フリオ・コルタサル「合流」
戦場。兵士が合流するまでを描いている。
この小説でも、考えると思うが交錯するが、考えるの比重が重い。理由は簡単だ。戦場(戦争)には作戦がある。具体的な行動と、その結果もたらされる勝利。考えるは、常に結論を持っている。それが自分にとって不都合であっても。
82ページ。
冷静にいろいろな可能性を考え合わせてみると、彼が殺されたという結論しか出てこない。
一方、思うは結論を持たない。
82-83ページ。
息子のことを思い浮かべるが、息子は今ここから何千キロも離れたある国にいて、ベッドで眠っているだろう。現実感がないせいで、そのイメージが薄れ、木の葉の間に消えてゆく。

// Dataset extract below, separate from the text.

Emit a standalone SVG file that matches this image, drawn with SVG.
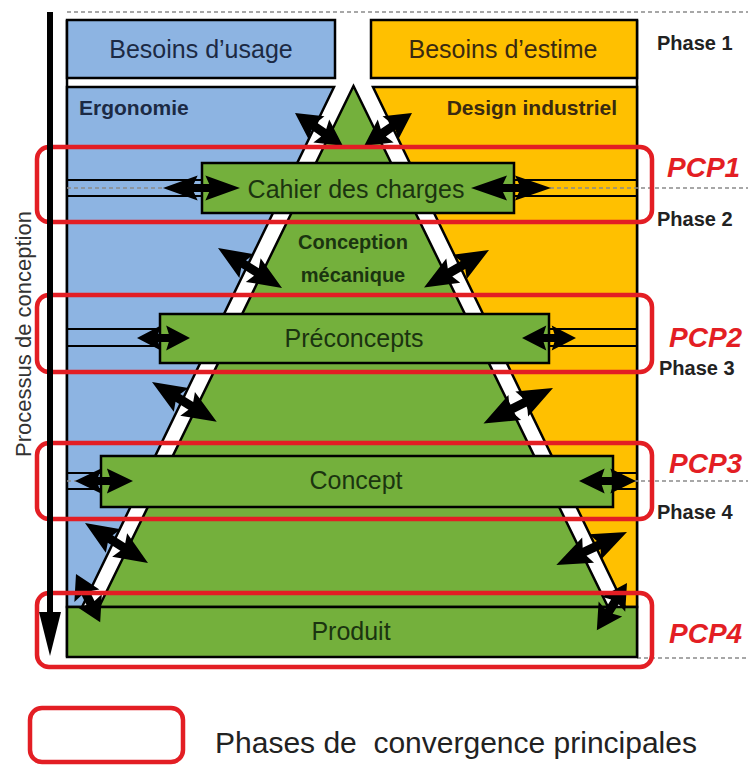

思いは、消えても、何も問題はうまれない。個人の感覚である。必ず共有しないと生きて行けないものではない。
だからこそ、思いが共有されたときには、その人間関係が特別なものになる。
息子のイメージが消えたあと、83ページには、モーツァルトと戦場が交錯する面白いことばがつづく。主人公は、それを合流するべき相手が知ったら、「彼はさぞかし喜ぶだろう」と思う。思うは、書かれていないが。
考えるは現実を共有するが、思うは現実感を、つまり感じを共有する(享有する)ものなのである。
そして、この現実感というには、モーツァルトの氾濫するイメージのように、個人の肉体の内部から溢れてくる固有の時間、持続する自由な時間なのである。と、ベルグソンを思い出しながら、付け加えておく。
一方、考えるの方は、常に「現在時制」(80ページ)のなかで動き、それ以外のものを拒絶する。
コルタサルのなかで、考えると思うがどういう働きをしているか分析するには、この作品は最適なテキストになると思う。